• _Brief_
Hand back each line, unchanged, from the top down to the line where "35, 40, 45]" sits.

• _Given information_
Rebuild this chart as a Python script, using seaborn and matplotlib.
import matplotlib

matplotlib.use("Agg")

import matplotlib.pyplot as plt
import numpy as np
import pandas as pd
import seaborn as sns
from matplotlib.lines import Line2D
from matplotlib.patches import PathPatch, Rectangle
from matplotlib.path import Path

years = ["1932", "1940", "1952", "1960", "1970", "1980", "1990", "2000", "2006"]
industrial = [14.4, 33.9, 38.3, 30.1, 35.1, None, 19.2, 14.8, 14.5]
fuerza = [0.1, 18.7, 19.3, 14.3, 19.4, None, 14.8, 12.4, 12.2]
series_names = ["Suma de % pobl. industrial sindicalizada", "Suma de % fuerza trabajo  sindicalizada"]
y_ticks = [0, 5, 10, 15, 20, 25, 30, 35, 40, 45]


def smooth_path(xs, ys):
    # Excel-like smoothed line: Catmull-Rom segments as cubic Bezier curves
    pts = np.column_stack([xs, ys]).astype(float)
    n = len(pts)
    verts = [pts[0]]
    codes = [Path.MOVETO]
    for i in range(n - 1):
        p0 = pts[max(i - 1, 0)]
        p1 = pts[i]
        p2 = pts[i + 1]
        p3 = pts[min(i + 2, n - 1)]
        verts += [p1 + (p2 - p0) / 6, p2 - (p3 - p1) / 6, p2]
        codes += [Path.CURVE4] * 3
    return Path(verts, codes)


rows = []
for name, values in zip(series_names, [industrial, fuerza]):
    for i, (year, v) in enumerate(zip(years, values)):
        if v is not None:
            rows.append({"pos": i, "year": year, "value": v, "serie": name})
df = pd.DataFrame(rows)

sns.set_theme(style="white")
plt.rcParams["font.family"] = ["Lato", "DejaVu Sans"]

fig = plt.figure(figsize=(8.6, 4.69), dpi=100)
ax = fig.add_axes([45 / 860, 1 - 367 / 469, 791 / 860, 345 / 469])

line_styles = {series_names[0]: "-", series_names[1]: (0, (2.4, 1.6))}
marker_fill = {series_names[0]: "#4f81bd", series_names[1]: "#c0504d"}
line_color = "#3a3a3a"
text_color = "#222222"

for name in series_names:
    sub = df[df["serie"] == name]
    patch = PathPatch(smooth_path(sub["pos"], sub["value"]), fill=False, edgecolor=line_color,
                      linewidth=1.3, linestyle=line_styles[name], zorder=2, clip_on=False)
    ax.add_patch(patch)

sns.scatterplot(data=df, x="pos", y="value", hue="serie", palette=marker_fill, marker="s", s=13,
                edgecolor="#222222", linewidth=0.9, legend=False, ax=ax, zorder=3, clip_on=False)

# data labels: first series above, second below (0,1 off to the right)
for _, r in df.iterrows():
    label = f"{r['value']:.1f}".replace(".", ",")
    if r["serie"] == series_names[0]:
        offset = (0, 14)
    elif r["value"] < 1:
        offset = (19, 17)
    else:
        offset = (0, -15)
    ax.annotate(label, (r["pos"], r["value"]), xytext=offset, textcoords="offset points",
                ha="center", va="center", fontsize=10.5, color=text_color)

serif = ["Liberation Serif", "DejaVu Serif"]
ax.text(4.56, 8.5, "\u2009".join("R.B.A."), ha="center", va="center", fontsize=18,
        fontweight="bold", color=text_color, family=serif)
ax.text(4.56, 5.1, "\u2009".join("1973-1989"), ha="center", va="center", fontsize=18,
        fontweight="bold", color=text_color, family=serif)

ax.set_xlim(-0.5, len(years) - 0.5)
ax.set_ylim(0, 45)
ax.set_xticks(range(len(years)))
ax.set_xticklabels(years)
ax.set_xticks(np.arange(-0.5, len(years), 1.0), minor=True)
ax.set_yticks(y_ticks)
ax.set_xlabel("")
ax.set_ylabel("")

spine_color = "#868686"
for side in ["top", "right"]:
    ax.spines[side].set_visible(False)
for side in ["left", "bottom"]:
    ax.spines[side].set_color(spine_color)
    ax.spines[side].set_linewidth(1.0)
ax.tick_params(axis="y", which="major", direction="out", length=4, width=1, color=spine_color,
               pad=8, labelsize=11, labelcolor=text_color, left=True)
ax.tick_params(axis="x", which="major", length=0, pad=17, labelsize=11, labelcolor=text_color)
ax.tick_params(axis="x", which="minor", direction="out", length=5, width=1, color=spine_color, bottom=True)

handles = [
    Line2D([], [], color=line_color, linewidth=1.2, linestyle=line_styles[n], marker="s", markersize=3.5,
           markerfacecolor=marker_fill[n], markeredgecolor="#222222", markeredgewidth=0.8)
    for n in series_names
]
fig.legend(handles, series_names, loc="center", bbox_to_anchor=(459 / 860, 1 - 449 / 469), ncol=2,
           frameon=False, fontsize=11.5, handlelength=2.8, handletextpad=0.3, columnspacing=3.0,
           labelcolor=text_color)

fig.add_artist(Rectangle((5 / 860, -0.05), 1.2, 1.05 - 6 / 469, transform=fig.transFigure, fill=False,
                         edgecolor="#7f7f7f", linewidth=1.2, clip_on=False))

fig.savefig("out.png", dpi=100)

• _Response_
Rebuild this chart as a Python script, using seaborn and matplotlib.
import matplotlib

matplotlib.use("Agg")

import matplotlib.pyplot as plt
import numpy as np
import pandas as pd
import seaborn as sns
from matplotlib.lines import Line2D
from matplotlib.patches import PathPatch, Rectangle
from matplotlib.path import Path

years = ["1932", "1940", "1952", "1960", "1970", "1980", "1990", "2000", "2006"]
industrial = [14.4, 33.9, 38.3, 30.1, 35.1, None, 19.2, 14.8, 14.5]
fuerza = [0.1, 18.7, 19.3, 14.3, 19.4, None, 14.8, 12.4, 12.2]
series_names = ["Suma de % pobl. industrial sindicalizada", "Suma de % fuerza trabajo  sindicalizada"]
y_ticks = [0, 5, 10, 15, 20, 25, 30, 35, 40, 45]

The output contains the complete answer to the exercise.